L'obsession pour le libre échange conduit l'Union européenne à négliger, voire à prendre parti contre les intérêts vitaux des peuples de l'UE, que ce soit sur les glyphosates ou sur les clauses tant écologiques que juridiques des traités qu'elle signe et prétende imposer. De ce point de vue, l'UE est une menace directe pour la santé des français.
L'Euro, a été construit pour que l'Allemagne puisse obtenir l'ouverture des marchés des pays membres aux exportations allemandes sans risque d'une soudaine dévaluation. Telle est bien la raison d'être profonde de l'Euro, et non la théorie des zones monétaires (5).
Un prélude aux élections européennes de mai 2019?
La structure des institutions européenne interdit aujourd'hui de croire qu'un quelconque changement pourra être initié du sein des institutions de l'UE. Tout discours appelant à « changer l'Europe » est vain et illusoire. C'est en réalité la dernière défense d'un statuquo insupportable. Ce qu'il faut, c'est changer d'Europe, et — pour cela — provoquer une crise suffisamment grave de l'UE pour permettre une recomposition des rapports de forces et des institutions conduisant à autre chose. La dissolution de l'UE est donc désormais l'horizon historique. Ce sera l'enjeu réel des élections européennes de mai 2019.

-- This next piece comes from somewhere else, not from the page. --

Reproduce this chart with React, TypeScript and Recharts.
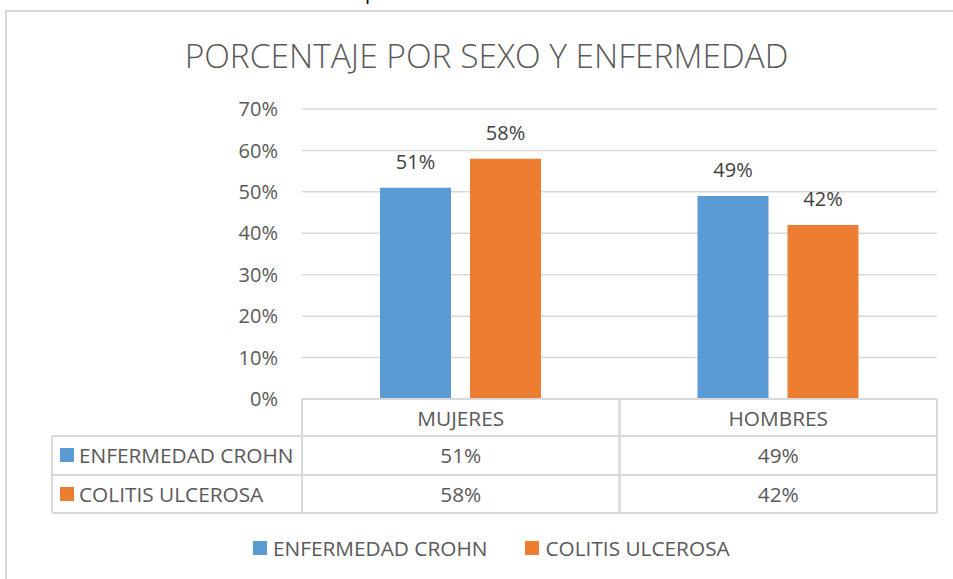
import { BarChart, Bar, XAxis, YAxis, CartesianGrid, LabelList } from 'recharts';

const categories = ['MUJERES', 'HOMBRES'];
const seriesNames = ['ENFERMEDAD CROHN', 'COLITIS ULCEROSA'];
const crohnValues = [0.51, 0.49];
const colitisValues = [0.58, 0.42];
const yTicks = [0, 0.1, 0.2, 0.3, 0.4, 0.5, 0.6, 0.7];

const COLORS = ['#5B9BD5', '#ED7D31'];
const TEXT = '#595959';
const LINE = '#d9d9d9';
const FONT = '"Open Sans", sans-serif';
const FS = 20.8;

const PLOT_LEFT = 302;
const PLOT_RIGHT = 937;
const TABLE_LEFT = 52;

const data = categories.map((name, i) => ({
  name,
  crohn: crohnValues[i],
  colitis: colitisValues[i],
}));
const seriesValues = [crohnValues, colitisValues];

const pct = (v: number) => `${Math.round(v * 100)}%`;

// x axis tick that draws the data table under each category
function TableTick(props: any) {
  const { x, y, payload } = props;
  const i = categories.indexOf(payload.value);
  const half = (PLOT_RIGHT - PLOT_LEFT) / categories.length / 2;
  const rows = [y + 37, y + 76, y + 114];
  const left = x - half;
  const right = x + half;
  return (
    <g>
      <line x1={left} x2={left} y1={y} y2={rows[2]} stroke={LINE} strokeWidth={2} />
      <line x1={right} x2={right} y1={y} y2={rows[2]} stroke={LINE} strokeWidth={2} />
      {rows.map((ry) => (
        <line key={ry} x1={left} x2={right} y1={ry} y2={ry} stroke={LINE} strokeWidth={2} />
      ))}
      <text x={x} y={y + 19} textAnchor="middle" dominantBaseline="central" fill={TEXT} fontSize={FS}>
        {payload.value}
      </text>
      {seriesValues.map((vals, s) => (
        <text key={s} x={x} y={y + 56 + s * 39} textAnchor="middle" dominantBaseline="central" fill={TEXT} fontSize={FS}>
          {pct(vals[i])}
        </text>
      ))}
      {i === 0 && (
        <g>
          <line x1={TABLE_LEFT} x2={TABLE_LEFT} y1={rows[0]} y2={rows[2]} stroke={LINE} strokeWidth={2} />
          {rows.map((ry) => (
            <line key={ry} x1={TABLE_LEFT} x2={left} y1={ry} y2={ry} stroke={LINE} strokeWidth={2} />
          ))}
          {seriesNames.map((n, s) => (
            <g key={n}>
              <rect x={TABLE_LEFT + 8} y={y + 49 + s * 39} width={14} height={14} fill={COLORS[s]} />
              <text x={TABLE_LEFT + 27} y={y + 56 + s * 39} dominantBaseline="central" fill={TEXT} fontSize={FS}>
                {n}
              </text>
            </g>
          ))}
        </g>
      )}
    </g>
  );
}

export default function App() {
  return (
    <div
      style={{
        position: 'absolute',
        left: 0,
        top: 0,
        width: 953,
        height: 579,
        background: '#fff',
        overflow: 'hidden',
        fontFamily: FONT,
      }}
    >
      <span
        style={{
          position: 'absolute',
          left: 365,
          top: -18,
          fontSize: 20,
          lineHeight: '20px',
          color: '#000',
        }}
      >
        p
      </span>
      <div
        style={{
          position: 'absolute',
          left: 5,
          top: 10,
          width: 1000,
          height: 700,
          border: `2px solid ${LINE}`,
          boxSizing: 'border-box',
        }}
      />
      <div
        style={{
          position: 'absolute',
          left: 20,
          width: 933,
          top: 32,
          textAlign: 'center',
          fontSize: 33.5,
          fontWeight: 300,
          color: TEXT,
          lineHeight: '46px',
        }}
      >
        PORCENTAJE POR SEXO Y ENFERMEDAD
      </div>
      <div style={{ position: 'absolute', left: 0, top: 0 }}>
        <BarChart
          width={953}
          height={579}
          data={data}
          margin={{ top: 109, right: 953 - PLOT_RIGHT, left: 0, bottom: 0 }}
          barCategoryGap={78}
          barGap={19}
          style={{ fontFamily: FONT }}
        >
          <CartesianGrid vertical={false} stroke={LINE} strokeWidth={1.5} />
          <YAxis
            width={PLOT_LEFT}
            domain={[0, 0.7]}
            ticks={yTicks}
            tickFormatter={pct}
            axisLine={false}
            tickLine={false}
            tickSize={0}
            tickMargin={24}
            tick={{ fill: TEXT, fontSize: 20 }}
          />
          <XAxis
            dataKey="name"
            height={180}
            axisLine={{ stroke: LINE, strokeWidth: 2 }}
            tickLine={false}
            tickSize={0}
            tickMargin={0}
            tick={<TableTick />}
            interval={0}
          />
          <Bar dataKey="crohn" fill={COLORS[0]} isAnimationActive={false}>
            <LabelList dataKey="crohn" position="top" offset={19} formatter={pct} fill="#404040" fontSize={20} />
          </Bar>
          <Bar dataKey="colitis" fill={COLORS[1]} isAnimationActive={false}>
            <LabelList dataKey="colitis" position="top" offset={19} formatter={pct} fill="#404040" fontSize={20} />
          </Bar>
        </BarChart>
      </div>
      <div
        style={{
          position: 'absolute',
          left: 253,
          top: 534,
          display: 'flex',
          gap: 38,
          fontSize: FS,
          color: TEXT,
          lineHeight: '28px',
          whiteSpace: 'nowrap',
        }}
      >
        {seriesNames.map((n, s) => (
          <div key={n} style={{ display: 'flex', alignItems: 'center', gap: 6 }}>
            <span style={{ width: 14, height: 14, background: COLORS[s], display: 'inline-block' }} />
            <span>{n}</span>
          </div>
        ))}
      </div>
    </div>
  );
}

(3) https://www.24heures.ch/monde/Nous-sommes-dans-une-impasse-dit-May/story/16107994
(4) Voir http://www.imf.org/en/Publications/Policy-Papers/Issues/2017/07/27/2017-external-sector-report et http://www.imf.org/en/Publications/Policy-Papers/Issues/2016/12/31/2016-External-Sector-Report-PP5057
(5) J. Sapir, « La Crise de l'Euro: erreurs et impasses de l'Européisme » in Perspectives Républicaines, n°2, juin 2006, pp. 69-84.
Les opinions exprimées dans ce contenu n'engagent que la responsabilité de l'auteur.